Durante el período prepascual Jesús es el portador exclusivo del Espíritu de Dios. La acción del Espíritu es determinante en la resurrección y glorificación de Jesús, tal y como con particular claridad afirma Pablo en su carta a los Romanos 1,4 : “constituido Hijo de Dios con poder, según el Espíritu de Santidad, por su resurrección entre los muertos”. Por fin, en el período postpascual el Espíritu va a transmitirse a los seguidores de Jesús.

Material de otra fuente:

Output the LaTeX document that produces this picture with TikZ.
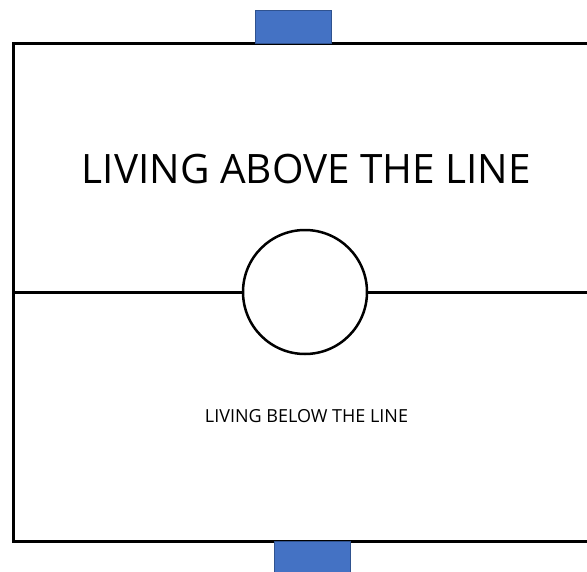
\documentclass[tikz,border=0pt]{standalone}
\usepackage{fontspec}
\setmainfont{Open Sans}
\usetikzlibrary{positioning,calc}
\definecolor{tabblue}{HTML}{4472C4}
\definecolor{tabedge}{HTML}{2F528F}
\tikzset{
  frm/.style={draw=black, line width=3pt},
  ring/.style={circle, draw=black, fill=white, line width=2.5pt, minimum size=124pt, inner sep=0pt},
  tab/.style={draw=tabedge, fill=tabblue, line width=0.8pt, minimum width=76pt, minimum height=33pt, inner sep=0pt},
  bigtxt/.style={font=\fontsize{40.5pt}{48pt}\selectfont, inner sep=0pt},
  smalltxt/.style={font=\fontsize{18pt}{22pt}\selectfont, inner sep=0pt},
}

\begin{document}
\begin{tikzpicture}[x=1pt, y=-1pt]
  \clip (0,0) rectangle (587,571);
  \fill[white] (0,0) rectangle (587,571);
  % frame and the line
  \draw[frm] (13,43.5) rectangle (620,541.5);
  \node[ring] (hub) at (305,292) {};
  \coordinate (lft) at (13,292);
  \coordinate (rgt) at (620,292);
  \draw[frm] (lft) -- (hub.west);
  \draw[frm] (hub.east) -- (rgt);
  % tabs
  \node[tab] (toptab) at (293,27) {};
  \node[tab] (bottab) at (312,557.5) {};
  % labels
  \node[bigtxt] (above) at (306.5,169) {LIVING ABOVE THE LINE};
  \node[smalltxt] (below) at (306.5,416) {LIVING BELOW THE LINE};
\end{tikzpicture}
\end{document}
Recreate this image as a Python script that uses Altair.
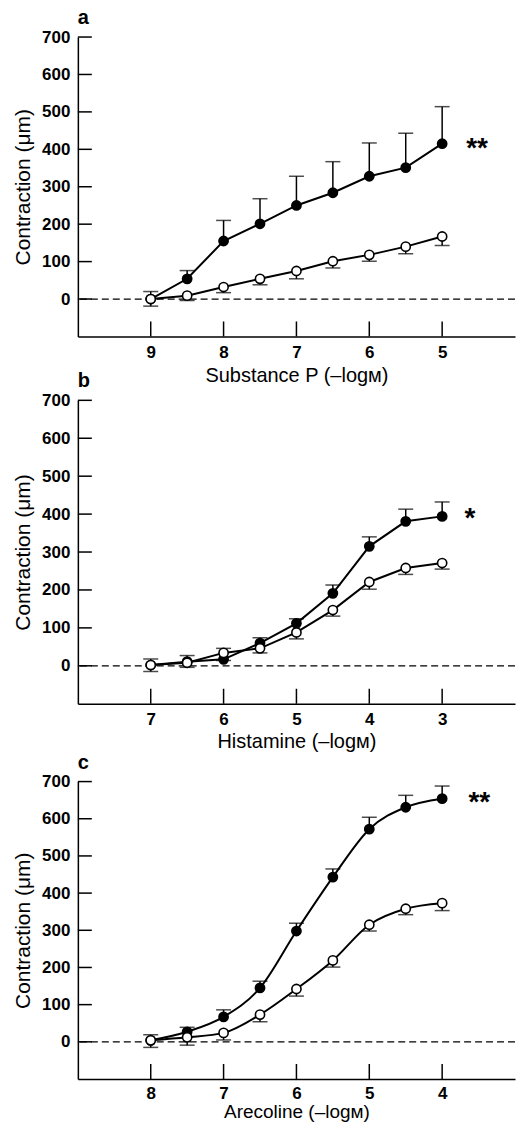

En el evangelio de Juan el mismo día de la Resurrección Jesús transmite a sus discípulos el Espíritu Santo: “sopló y les dijo: Recibid el Espíritu Santo” (Juan 20,22). El evangelista Lucas, para explicar mejor estas verdades teológicas, distingue en el tiempo entre Resurrección, Ascensión y Pentecostés. Centrando nuestra reflexión en el significado de Pentecostés, lo que en su relato nos transmite Lucas (en Hechos de los Apóstoles capítulo 2, versículos del 1 al 13) es que, tras la resurrección y la gloriosa exaltación de Jesús, hubo una clara presencia de Dios sobre la comunidad que les dio fuerzas para salir a la calle y para extender la buena noticia a todo el mundo, judíos y gentiles. Gracias a esa “fuerza de Dios” que actuó sobre ellos la buena noticia pudo ser entendida por todos los pueblos, cualquiera que fuese su lengua. Con la venida del Espíritu Santo en Pentecostés se está afirmando que Jesús resucitado sigue presente en la comunidad, presencia que ya no es corporal sino en “Espíritu”. En definitiva, con el relato de Pentecostés (precedido por el de la Ascensión) se está señalando que tras la resurrección de Jesús comienza una nueva etapa que consiste en extender el Evangelio hasta los confines de la tierra y que en esa nueva etapa el impulso y la iniciativa es de Dios (al cual Jesús ha revelado de modo pleno) que, en espíritu, sigue presente de modo real entre nosotros y nos da las fuerzas para actuar y llevar a cabo esa tarea.